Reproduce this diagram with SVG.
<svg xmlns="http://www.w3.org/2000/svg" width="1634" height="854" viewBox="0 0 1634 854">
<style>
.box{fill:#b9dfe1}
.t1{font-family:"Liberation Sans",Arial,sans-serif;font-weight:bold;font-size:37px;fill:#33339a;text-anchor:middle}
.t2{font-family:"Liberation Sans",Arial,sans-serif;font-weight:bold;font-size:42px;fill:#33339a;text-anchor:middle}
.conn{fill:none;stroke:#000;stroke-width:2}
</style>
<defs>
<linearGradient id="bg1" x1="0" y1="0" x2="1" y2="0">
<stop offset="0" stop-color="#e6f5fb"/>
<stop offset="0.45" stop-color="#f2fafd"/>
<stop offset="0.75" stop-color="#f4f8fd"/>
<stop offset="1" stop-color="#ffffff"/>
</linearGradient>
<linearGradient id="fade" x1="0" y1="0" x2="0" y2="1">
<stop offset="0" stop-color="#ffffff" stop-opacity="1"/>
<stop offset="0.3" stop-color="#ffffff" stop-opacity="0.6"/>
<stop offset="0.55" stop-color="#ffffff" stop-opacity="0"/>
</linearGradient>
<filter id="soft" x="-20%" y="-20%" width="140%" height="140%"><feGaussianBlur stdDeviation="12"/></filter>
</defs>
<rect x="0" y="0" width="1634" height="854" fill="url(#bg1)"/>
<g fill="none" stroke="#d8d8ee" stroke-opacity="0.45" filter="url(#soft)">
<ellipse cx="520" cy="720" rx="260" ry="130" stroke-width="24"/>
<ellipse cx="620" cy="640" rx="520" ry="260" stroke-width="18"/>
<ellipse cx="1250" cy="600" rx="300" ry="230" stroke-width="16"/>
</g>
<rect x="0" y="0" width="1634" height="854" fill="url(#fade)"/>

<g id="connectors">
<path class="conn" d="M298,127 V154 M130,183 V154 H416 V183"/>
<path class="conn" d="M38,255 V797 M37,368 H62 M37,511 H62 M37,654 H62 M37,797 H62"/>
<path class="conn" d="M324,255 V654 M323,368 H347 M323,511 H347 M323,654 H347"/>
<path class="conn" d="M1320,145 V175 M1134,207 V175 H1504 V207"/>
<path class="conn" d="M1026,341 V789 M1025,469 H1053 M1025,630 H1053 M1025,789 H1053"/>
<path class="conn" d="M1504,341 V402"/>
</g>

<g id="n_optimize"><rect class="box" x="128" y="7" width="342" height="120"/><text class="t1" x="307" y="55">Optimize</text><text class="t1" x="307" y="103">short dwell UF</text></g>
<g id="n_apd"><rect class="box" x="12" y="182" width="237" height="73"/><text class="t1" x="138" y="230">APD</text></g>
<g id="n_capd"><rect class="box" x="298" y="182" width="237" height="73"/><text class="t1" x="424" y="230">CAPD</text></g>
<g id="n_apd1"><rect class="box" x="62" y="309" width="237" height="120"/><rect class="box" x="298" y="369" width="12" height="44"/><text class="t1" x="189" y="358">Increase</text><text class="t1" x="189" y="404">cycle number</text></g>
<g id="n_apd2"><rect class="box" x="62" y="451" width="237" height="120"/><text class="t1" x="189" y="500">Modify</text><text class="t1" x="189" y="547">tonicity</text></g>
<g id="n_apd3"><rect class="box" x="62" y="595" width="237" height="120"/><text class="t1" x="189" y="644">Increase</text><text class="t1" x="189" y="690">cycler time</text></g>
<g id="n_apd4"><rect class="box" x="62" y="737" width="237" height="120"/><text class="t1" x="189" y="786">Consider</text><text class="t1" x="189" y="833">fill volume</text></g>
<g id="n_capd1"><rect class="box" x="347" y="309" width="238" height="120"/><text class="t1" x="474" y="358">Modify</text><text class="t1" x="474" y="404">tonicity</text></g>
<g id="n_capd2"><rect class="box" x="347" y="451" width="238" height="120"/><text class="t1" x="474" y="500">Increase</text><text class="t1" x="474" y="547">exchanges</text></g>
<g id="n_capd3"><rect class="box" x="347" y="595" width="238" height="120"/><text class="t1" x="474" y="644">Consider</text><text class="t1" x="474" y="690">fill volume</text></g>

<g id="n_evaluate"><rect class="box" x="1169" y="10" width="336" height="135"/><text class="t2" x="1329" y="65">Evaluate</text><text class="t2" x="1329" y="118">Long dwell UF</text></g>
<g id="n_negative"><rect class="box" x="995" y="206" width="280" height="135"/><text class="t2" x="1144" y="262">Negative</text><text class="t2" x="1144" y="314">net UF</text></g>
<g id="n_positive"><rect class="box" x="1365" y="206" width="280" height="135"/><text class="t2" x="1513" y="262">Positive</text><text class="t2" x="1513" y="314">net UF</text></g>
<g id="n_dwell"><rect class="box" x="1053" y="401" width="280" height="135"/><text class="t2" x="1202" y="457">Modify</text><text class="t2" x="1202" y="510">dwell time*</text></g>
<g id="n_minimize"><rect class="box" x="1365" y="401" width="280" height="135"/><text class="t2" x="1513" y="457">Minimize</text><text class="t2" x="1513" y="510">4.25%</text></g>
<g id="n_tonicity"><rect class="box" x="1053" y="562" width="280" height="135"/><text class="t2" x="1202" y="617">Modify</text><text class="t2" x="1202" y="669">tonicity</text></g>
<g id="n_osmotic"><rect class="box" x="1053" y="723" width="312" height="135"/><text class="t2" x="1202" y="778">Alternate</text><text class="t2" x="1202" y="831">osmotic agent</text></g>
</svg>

==

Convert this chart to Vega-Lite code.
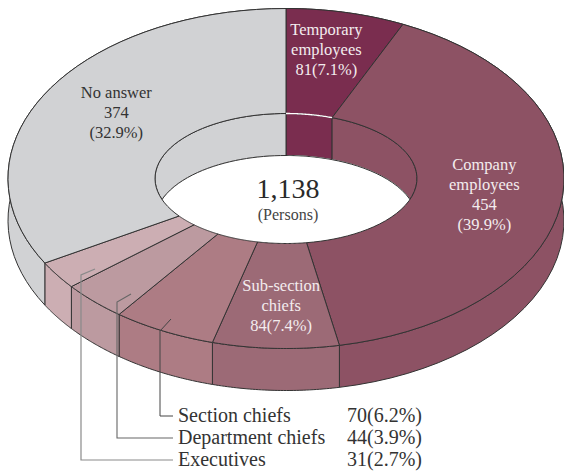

==

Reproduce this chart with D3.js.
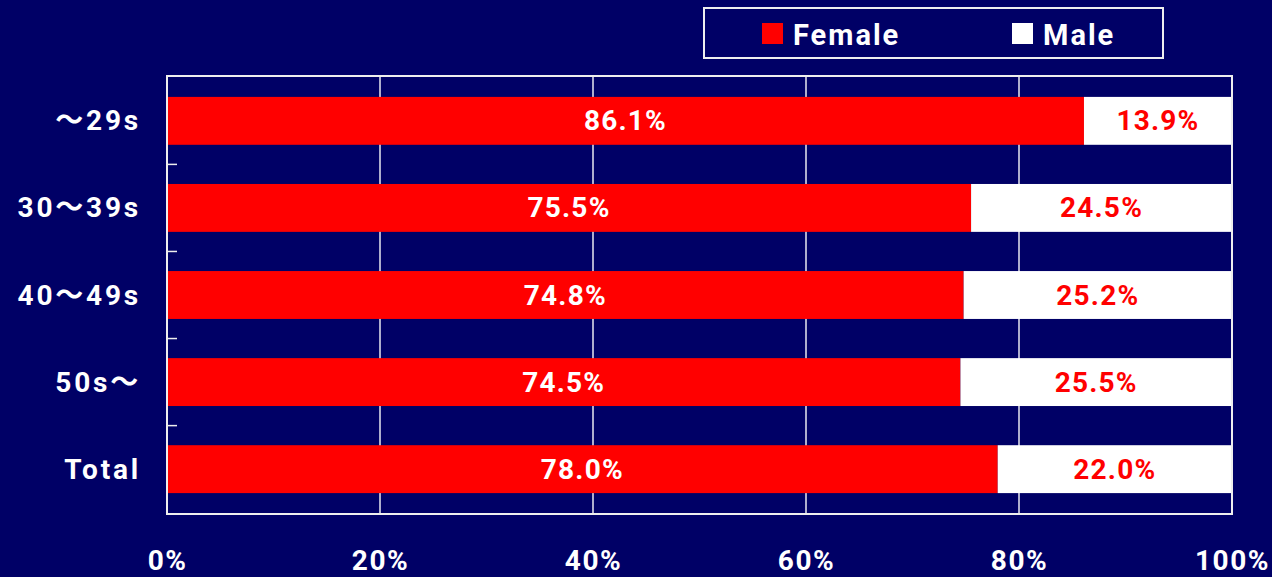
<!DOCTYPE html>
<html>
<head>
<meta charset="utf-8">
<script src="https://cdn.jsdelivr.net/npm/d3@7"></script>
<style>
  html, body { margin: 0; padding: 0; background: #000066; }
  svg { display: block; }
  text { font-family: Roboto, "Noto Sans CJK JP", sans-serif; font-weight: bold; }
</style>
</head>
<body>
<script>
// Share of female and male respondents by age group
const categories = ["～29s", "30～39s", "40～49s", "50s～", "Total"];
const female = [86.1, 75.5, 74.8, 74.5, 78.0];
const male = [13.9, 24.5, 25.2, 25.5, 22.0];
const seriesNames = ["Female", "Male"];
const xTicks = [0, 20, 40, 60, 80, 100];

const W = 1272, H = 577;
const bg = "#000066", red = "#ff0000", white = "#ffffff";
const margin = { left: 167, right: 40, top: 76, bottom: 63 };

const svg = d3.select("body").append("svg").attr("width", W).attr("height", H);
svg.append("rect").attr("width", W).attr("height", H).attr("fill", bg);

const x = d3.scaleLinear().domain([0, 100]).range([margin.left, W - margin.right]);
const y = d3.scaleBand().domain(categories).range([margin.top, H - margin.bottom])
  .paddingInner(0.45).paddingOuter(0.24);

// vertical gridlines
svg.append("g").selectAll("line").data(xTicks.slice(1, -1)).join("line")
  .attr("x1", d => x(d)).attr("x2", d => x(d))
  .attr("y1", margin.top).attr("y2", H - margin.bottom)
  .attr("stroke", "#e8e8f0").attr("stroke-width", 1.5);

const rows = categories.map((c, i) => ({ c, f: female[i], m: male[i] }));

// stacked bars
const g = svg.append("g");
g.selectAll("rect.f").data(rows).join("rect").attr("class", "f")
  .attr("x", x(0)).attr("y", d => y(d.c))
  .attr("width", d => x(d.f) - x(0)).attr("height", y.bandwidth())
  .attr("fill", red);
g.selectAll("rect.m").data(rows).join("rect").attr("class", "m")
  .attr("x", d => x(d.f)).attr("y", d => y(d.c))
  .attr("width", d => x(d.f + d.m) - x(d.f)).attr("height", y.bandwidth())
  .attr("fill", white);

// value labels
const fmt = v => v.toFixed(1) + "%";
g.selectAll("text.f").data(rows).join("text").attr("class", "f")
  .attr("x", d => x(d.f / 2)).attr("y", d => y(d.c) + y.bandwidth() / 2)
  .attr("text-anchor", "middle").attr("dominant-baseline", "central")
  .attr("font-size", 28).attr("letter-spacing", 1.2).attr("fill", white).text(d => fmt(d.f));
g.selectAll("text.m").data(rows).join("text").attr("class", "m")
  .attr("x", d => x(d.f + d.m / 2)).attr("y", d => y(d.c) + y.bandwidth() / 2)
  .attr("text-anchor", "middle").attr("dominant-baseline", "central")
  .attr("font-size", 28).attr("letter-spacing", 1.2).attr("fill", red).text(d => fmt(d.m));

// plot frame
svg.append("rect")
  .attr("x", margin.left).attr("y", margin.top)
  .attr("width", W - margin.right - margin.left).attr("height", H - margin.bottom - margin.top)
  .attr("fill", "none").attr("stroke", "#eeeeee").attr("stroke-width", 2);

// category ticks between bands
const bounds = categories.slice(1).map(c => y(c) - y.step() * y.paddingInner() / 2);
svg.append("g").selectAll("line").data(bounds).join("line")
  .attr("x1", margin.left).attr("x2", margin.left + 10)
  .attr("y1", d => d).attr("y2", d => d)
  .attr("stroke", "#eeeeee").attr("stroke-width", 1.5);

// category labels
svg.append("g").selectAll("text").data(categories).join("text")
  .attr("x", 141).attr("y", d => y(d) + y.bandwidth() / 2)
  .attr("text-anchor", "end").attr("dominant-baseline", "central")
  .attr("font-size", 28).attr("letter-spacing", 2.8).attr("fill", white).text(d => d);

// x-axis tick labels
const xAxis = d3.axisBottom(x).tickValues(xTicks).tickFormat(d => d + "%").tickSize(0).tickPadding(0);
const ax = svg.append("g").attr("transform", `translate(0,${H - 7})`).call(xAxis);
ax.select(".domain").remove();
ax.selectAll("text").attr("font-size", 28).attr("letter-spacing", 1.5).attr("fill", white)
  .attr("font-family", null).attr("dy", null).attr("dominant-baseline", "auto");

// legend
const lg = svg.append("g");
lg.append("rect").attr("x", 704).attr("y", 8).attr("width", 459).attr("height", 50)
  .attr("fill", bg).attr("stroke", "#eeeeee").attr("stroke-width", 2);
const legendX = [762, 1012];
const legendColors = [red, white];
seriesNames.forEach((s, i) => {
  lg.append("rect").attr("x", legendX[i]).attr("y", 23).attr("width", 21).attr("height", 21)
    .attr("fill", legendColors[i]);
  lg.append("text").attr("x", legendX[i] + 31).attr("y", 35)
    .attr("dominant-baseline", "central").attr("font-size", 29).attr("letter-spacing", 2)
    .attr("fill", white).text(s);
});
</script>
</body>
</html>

OBJECTIVE → Copy each line that holds the word "Reproduce".

FINAL RESULT →
Reproduce this diagram with SVG.
Reproduce this chart with D3.js.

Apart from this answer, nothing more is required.